I generate explanations for characters and words like so: https://hanzirama.com/character/%E6%9D%A5#explain

But I don't want to mislead learners and want to provide some cultural depth, so I have a hole sophisticated pipeline, using multiple models to generate the explanation, then multiple models look for issues in the explanation, each issue goes through the panel of judges (basically trying to squash down any hallucinations), it's fixed and it goes through such cycles a few times over.

I've been at it for some months now, so I have dozens of different probes, that I needed to evaluate prompts and method changes. Plus on some items I generated so many explanations through different means that I can tell a lot about given model just by looking at one.

Plus I'm doing some statistics, so I see how e.g. when working as judges of issues some models correlate heavily with some others... Fun fact during some testing runs basically just testing providers I stumbled upon qwen introducing himself as made by Google.
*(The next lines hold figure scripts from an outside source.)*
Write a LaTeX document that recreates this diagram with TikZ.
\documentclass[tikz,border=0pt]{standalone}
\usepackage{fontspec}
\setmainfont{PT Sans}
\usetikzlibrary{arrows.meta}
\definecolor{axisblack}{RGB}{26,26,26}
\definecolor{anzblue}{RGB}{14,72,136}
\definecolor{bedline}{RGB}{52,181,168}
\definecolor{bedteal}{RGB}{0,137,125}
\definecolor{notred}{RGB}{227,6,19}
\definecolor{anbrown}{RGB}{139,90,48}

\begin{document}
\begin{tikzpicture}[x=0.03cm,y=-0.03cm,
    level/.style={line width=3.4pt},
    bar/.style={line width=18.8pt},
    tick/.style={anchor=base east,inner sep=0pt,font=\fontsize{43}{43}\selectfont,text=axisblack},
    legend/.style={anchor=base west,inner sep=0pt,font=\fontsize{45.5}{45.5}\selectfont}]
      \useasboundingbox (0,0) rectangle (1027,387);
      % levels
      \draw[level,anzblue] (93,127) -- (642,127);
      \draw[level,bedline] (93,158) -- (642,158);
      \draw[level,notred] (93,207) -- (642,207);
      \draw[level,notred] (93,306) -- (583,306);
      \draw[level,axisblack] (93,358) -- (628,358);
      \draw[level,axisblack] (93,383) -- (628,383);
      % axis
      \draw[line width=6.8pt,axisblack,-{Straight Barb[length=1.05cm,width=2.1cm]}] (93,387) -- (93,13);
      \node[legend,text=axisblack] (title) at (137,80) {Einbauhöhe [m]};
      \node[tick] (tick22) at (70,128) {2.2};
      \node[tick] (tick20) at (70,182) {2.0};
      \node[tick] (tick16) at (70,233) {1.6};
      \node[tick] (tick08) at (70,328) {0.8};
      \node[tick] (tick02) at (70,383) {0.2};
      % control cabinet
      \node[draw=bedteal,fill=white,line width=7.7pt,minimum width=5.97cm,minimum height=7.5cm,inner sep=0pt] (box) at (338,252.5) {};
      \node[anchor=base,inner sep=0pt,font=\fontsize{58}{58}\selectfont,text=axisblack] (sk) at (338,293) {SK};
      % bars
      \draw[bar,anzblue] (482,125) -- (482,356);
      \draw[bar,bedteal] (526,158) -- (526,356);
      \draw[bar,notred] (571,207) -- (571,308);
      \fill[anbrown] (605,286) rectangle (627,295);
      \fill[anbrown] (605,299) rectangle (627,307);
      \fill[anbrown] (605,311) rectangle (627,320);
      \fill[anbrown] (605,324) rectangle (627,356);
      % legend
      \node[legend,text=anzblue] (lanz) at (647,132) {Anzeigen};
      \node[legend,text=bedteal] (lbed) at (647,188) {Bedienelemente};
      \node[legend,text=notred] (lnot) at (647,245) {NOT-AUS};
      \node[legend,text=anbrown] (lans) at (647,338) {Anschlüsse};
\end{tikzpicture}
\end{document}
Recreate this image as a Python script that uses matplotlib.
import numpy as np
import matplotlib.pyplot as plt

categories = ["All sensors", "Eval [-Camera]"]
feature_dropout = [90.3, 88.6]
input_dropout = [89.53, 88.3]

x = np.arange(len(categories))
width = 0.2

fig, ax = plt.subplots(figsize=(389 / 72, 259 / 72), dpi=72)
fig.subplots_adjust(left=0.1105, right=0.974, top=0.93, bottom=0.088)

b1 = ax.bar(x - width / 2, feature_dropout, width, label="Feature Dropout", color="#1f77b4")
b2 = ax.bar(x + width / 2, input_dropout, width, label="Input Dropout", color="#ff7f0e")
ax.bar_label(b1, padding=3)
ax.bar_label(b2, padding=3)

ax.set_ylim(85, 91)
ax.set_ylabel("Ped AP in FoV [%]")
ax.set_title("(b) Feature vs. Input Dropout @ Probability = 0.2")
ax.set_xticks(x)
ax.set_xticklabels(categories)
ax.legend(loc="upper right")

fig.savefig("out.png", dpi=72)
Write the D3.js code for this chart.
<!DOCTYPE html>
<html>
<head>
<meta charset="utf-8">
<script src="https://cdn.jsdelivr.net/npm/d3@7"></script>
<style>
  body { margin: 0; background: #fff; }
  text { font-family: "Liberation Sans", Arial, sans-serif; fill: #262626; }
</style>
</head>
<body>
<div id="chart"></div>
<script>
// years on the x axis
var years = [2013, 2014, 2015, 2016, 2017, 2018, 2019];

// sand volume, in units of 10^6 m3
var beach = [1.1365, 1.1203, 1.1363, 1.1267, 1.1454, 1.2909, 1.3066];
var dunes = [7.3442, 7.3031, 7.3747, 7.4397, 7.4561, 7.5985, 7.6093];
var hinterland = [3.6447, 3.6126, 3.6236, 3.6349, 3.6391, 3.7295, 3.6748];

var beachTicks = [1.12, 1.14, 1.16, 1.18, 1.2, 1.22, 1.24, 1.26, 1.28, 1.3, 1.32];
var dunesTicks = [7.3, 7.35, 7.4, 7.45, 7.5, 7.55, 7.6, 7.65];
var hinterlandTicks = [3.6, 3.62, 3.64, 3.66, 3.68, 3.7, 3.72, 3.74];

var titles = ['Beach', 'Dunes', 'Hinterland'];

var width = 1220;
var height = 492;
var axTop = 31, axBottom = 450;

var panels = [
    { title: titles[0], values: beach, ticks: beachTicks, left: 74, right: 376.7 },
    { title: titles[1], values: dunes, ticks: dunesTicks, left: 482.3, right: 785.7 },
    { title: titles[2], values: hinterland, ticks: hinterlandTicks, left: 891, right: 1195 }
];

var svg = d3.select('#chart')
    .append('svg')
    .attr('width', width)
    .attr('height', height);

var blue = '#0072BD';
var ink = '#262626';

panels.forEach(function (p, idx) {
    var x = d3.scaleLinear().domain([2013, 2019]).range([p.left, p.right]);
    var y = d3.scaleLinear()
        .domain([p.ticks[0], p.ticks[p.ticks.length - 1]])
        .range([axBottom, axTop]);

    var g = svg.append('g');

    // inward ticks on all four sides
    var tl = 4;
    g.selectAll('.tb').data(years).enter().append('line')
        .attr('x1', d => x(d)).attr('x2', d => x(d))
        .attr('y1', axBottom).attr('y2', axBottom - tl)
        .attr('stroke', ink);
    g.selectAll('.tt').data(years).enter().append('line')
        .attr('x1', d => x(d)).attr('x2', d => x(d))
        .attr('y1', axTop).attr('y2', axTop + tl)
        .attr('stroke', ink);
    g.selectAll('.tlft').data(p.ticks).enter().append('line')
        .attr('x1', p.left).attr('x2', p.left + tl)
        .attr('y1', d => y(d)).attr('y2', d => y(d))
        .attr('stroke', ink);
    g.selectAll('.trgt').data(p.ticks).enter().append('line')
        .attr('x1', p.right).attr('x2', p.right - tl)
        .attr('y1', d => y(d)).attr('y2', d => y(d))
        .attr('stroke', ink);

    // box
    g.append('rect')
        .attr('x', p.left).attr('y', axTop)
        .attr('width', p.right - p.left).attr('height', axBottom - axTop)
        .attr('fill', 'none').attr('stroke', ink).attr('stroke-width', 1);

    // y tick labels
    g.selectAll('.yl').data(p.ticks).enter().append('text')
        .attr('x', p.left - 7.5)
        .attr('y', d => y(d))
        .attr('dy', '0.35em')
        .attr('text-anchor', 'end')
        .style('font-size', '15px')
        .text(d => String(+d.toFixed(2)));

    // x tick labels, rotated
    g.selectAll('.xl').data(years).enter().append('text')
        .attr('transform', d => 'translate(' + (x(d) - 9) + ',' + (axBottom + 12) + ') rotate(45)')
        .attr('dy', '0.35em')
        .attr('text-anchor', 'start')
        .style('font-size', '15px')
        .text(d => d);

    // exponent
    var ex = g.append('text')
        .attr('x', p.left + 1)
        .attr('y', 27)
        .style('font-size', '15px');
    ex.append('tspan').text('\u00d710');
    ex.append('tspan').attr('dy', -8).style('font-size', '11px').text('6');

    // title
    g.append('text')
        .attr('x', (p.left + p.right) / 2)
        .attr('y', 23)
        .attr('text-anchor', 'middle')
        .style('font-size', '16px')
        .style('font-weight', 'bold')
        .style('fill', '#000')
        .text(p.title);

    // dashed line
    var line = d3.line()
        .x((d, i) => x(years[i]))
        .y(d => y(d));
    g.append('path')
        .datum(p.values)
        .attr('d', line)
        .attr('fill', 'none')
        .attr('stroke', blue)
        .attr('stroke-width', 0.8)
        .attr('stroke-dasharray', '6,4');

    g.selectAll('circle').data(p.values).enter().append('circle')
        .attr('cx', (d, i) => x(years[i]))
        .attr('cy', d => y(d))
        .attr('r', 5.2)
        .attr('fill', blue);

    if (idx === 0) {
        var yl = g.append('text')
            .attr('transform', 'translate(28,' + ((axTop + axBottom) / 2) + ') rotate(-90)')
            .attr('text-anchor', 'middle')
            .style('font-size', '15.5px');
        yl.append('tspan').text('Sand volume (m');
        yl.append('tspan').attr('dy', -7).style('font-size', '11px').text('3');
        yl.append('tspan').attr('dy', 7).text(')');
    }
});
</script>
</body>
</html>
And also Anhropic's Sonnet saying that it was made by OpenAI :)

At this point all my evaluations frameworks and pipelines stuff is much bigger than the site itself. I'm having lots of fun though.


Yes, iit had access. Thats actually the point.
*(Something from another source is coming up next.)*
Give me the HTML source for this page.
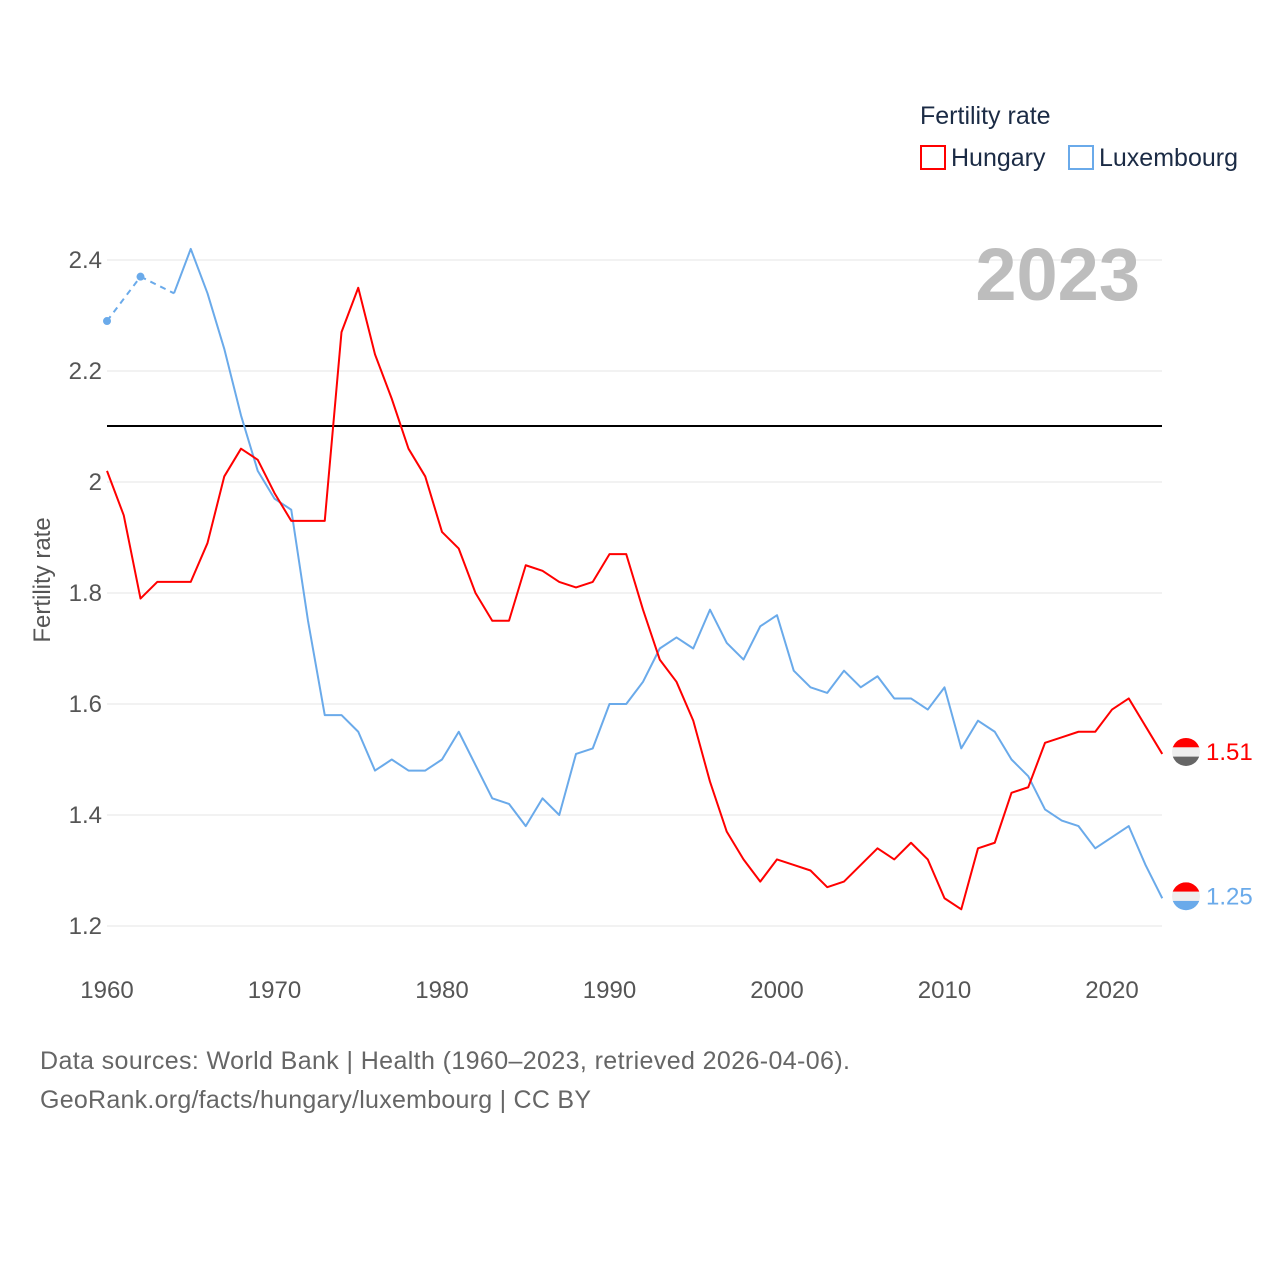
<!DOCTYPE html>
<html><head><meta charset="utf-8"><style>
body{margin:0;background:#fff;}
svg text{font-family:"Liberation Sans",sans-serif;}
</style></head><body>
<svg width="1280" height="1280" xmlns="http://www.w3.org/2000/svg">
<g id="grid"></g>
<g id="xt"></g>
<text x="50" y="580" transform="rotate(-90 50 580)" font-size="24" fill="#555" text-anchor="middle">Fertility rate</text>
<text x="1140" y="300" font-size="74" font-weight="bold" fill="#bdbdbd" text-anchor="end">2023</text>
<line x1="107" x2="1162" y1="426" y2="426" stroke="#000" stroke-width="2"/>
<g id="series"></g>
<text x="920" y="124" font-size="25" fill="#1b2b45">Fertility rate</text>
<g><rect x="921" y="146" width="24" height="23" fill="none" stroke="#f00" stroke-width="2"/><text x="951" y="166" font-size="25" fill="#1b2b45">Hungary</text></g>
<g><rect x="1069" y="146" width="24" height="23" fill="none" stroke="#6aaaea" stroke-width="2"/><text x="1099" y="166" font-size="25" fill="#1b2b45">Luxembourg</text></g>
<text x="40" y="1069" font-size="25" fill="#666" textLength="810" lengthAdjust="spacing">Data sources: World Bank | Health (1960–2023, retrieved 2026-04-06).</text>
<text x="40" y="1108" font-size="25" fill="#666" textLength="551" lengthAdjust="spacing">GeoRank.org/facts/hungary/luxembourg | CC BY</text>
</svg>
<script>
const years=[];for(let y=1960;y<=2023;y++)years.push(y);
const hungary=[2.02,1.94,1.79,1.82,1.82,1.82,1.89,2.01,2.06,2.04,1.98,1.93,1.93,1.93,2.27,2.35,2.23,2.15,2.06,2.01,1.91,1.88,1.80,1.75,1.75,1.85,1.84,1.82,1.81,1.82,1.87,1.87,1.77,1.68,1.64,1.57,1.46,1.37,1.32,1.28,1.32,1.31,1.30,1.27,1.28,1.31,1.34,1.32,1.35,1.32,1.25,1.23,1.34,1.35,1.44,1.45,1.53,1.54,1.55,1.55,1.59,1.61,1.56,1.51];
const luxembourg=[2.29,null,2.37,null,2.34,2.42,2.34,2.24,2.12,2.02,1.97,1.95,1.75,1.58,1.58,1.55,1.48,1.50,1.48,1.48,1.50,1.55,1.49,1.43,1.42,1.38,1.43,1.40,1.51,1.52,1.60,1.60,1.64,1.70,1.72,1.70,1.77,1.71,1.68,1.74,1.76,1.66,1.63,1.62,1.66,1.63,1.65,1.61,1.61,1.59,1.63,1.52,1.57,1.55,1.50,1.47,1.41,1.39,1.38,1.34,1.36,1.38,1.31,1.25];
const yTicks=[1.2,1.4,1.6,1.8,2,2.2,2.4];
const xTicks=[1960,1970,1980,1990,2000,2010,2020];
const X=y=>107+(y-1960)*16.75;
const Y=v=>926-(v-1.2)*555;
const NS="http://www.w3.org/2000/svg";
function el(t,a,p){const e=document.createElementNS(NS,t);for(const k in a)e.setAttribute(k,a[k]);document.getElementById(p).appendChild(e);return e;}
yTicks.forEach(v=>{
 const l=el('line',{x1:107,x2:1162,y1:Y(v),y2:Y(v),stroke:'#e6e6e6','stroke-width':1},'grid');
 
 
 const t=el('text',{x:102,y:Y(v)+8,'font-size':24,fill:'#555','text-anchor':'end'},'grid');
 t.textContent=String(v);
 
 
});
xTicks.forEach(v=>{
 const t=el('text',{x:X(v),y:998,'font-size':24,fill:'#555','text-anchor':'middle'},'xt');
 t.textContent=v;
 
 
});
function draw(vals,color,name){
 const idx=vals.map((v,i)=>v==null?null:i).filter(i=>i!=null);
 let segs=[],cur=[];
 for(let k=0;k<idx.length;k++){
  const i=idx[k];
  if(k>0&&i-idx[k-1]>1){
   const d=el('line',{x1:X(years[idx[k-1]]),y1:Y(vals[idx[k-1]]),x2:X(years[i]),y2:Y(vals[i]),stroke:color,'stroke-width':2,'stroke-dasharray':'6,5'},'series');
   
   
   [idx[k-1]].forEach(j=>{if(j==0||vals[j-1]==null||vals[j+1]==null){const c=el('circle',{cx:X(years[j]),cy:Y(vals[j]),r:4,fill:color},'series');}});
   if(cur.length>1)segs.push(cur);cur=[];
  }
  cur.push(i);
 }
 if(cur.length>1)segs.push(cur);
 segs.forEach(s=>{
  const p=el('polyline',{points:s.map(i=>X(years[i])+','+Y(vals[i])).join(' '),fill:'none',stroke:color,'stroke-width':2,'stroke-linejoin':'round'},'series');
  
  
 });
}
draw(luxembourg,'#6aaaea','luxembourg');
draw(hungary,'#f00','hungary');
function flag(v,cols,color,name){
 const cy=Y(v)-2,cx=1186,r=14;
 const id='c'+name;
 const cp=el('clipPath',{id:id},'series');
 const c=document.createElementNS(NS,'circle');c.setAttribute('cx',cx);c.setAttribute('cy',cy);c.setAttribute('r',r);cp.appendChild(c);
 const g=el('g',{'clip-path':'url(#'+id+')'},'series');
 
 
 cols.forEach((col,k)=>{const rc=document.createElementNS(NS,'rect');rc.setAttribute('x',cx-r);rc.setAttribute('y',cy-r+k*2*r/3);rc.setAttribute('width',2*r);rc.setAttribute('height',2*r/3+0.5);rc.setAttribute('fill',col);g.appendChild(rc);});
 const t=el('text',{x:1206,y:cy+8,'font-size':24,fill:color},'series');
 t.textContent=v.toFixed(2);
 
 
}
flag(hungary[hungary.length-1],['#f00','#eee','#666'],'#f00','hungary');
flag(luxembourg[luxembourg.length-1],['#f00','#eee','#6aaaea'],'#6aaaea','luxembourg');
</script>
</body></html>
I maintain a failure registry in the repo. Every failed attempt gets documented with the exact mechanism, the test that regressed, the revert SHA, and an instruction to start from that frontier. Fable read all of it.

But so did Opus.

Each of the 16 Opus failures ran in the same harness with the same accumulating registry. By attempt 15, it had disproofs 1–14 in context. By the end, Opus had basically the same corpus that Fable started with, and it still kept failing, sometimes by re-deriving an already-disproved approach in a slightly different shape.

So “it leveraged the previous work” doesn’t really separate them. Both had the leverage. Only one converted it.
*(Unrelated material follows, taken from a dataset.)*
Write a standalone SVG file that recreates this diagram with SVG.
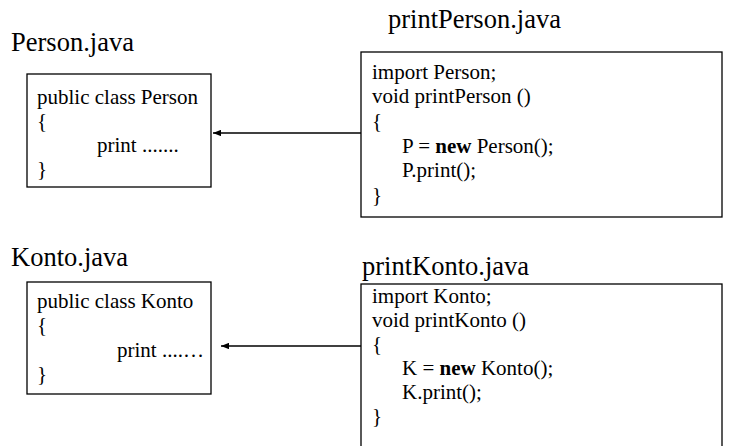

What changed wasn’t more context. It was that Fable rejected a premise inside the context.

The registry’s standing framing was: “this needs whole-program borrow inference, which conflicts with per-module incrementality” (architecturally blocked.) Fable ran around 5 fresh attempts in-session, hit the same wall, and then noticed the framing was a red herring: the borrow analysis already runs module-wide, and for a single-module program, the module is the whole program.

Opus read that same framing for months and treated it as a constraint. Fable falsified it.

its the same repo, same rules, same disproof history, same workflow. The model was the only variable that changed, and the outcome flipped. Is it possible that attempt 17 by Opus could have figured it out? sure. but there's 16 previous attempts that say otherwise.

As fars as anecdotes go, that’s about as controlled as it gets.


I’ve had a similar experience.

Pointing out past suboptimal / failing behaviours to new opus sessions would almost always actually create a sort of "anchoring bias" that would drive the agents towards exhibiting the failure mode (often while mentioning how it wouldn’t fall for it).

As far as I can recall, Fable has been the first model to discover the documented failure modes, comment on them, and just… keep going, actually avoiding them. Quite a surprise.


I kind of enjoy exploring black boxes, trying how different inputs are mapping to differences in outputs. It's kind of like hacking. The problem is, they keep altering the box.

The box is stochastic by design, and has an untraceable amount of complexity between its context and output by nature.

It may be fun to look at inputs and outputs, but it's not hackable and trying to map one into the other is more like astrology than a science.


It's copromancy. Picking through the clanker's doings in an attempt to predict the future.

Thanks, you taught me a new word today! https://en.wikipedia.org/wiki/Scatomancy

It feels like Greek mythology should have some metaphor for "apparently simple structure that is so complex it leads anybody that studies it into madness". But I can't think of any name to put there.

Maybe the idea of complexity is too modern.


No but you see, I have a system! /s

(I spent too long by the horse racing track)


The third sentence got to what my objection was going to be. It's fun trying to make the thing do what you want it to do! That's why many of us like computers. It's the randomness that sucks and makes the process unsatisfying.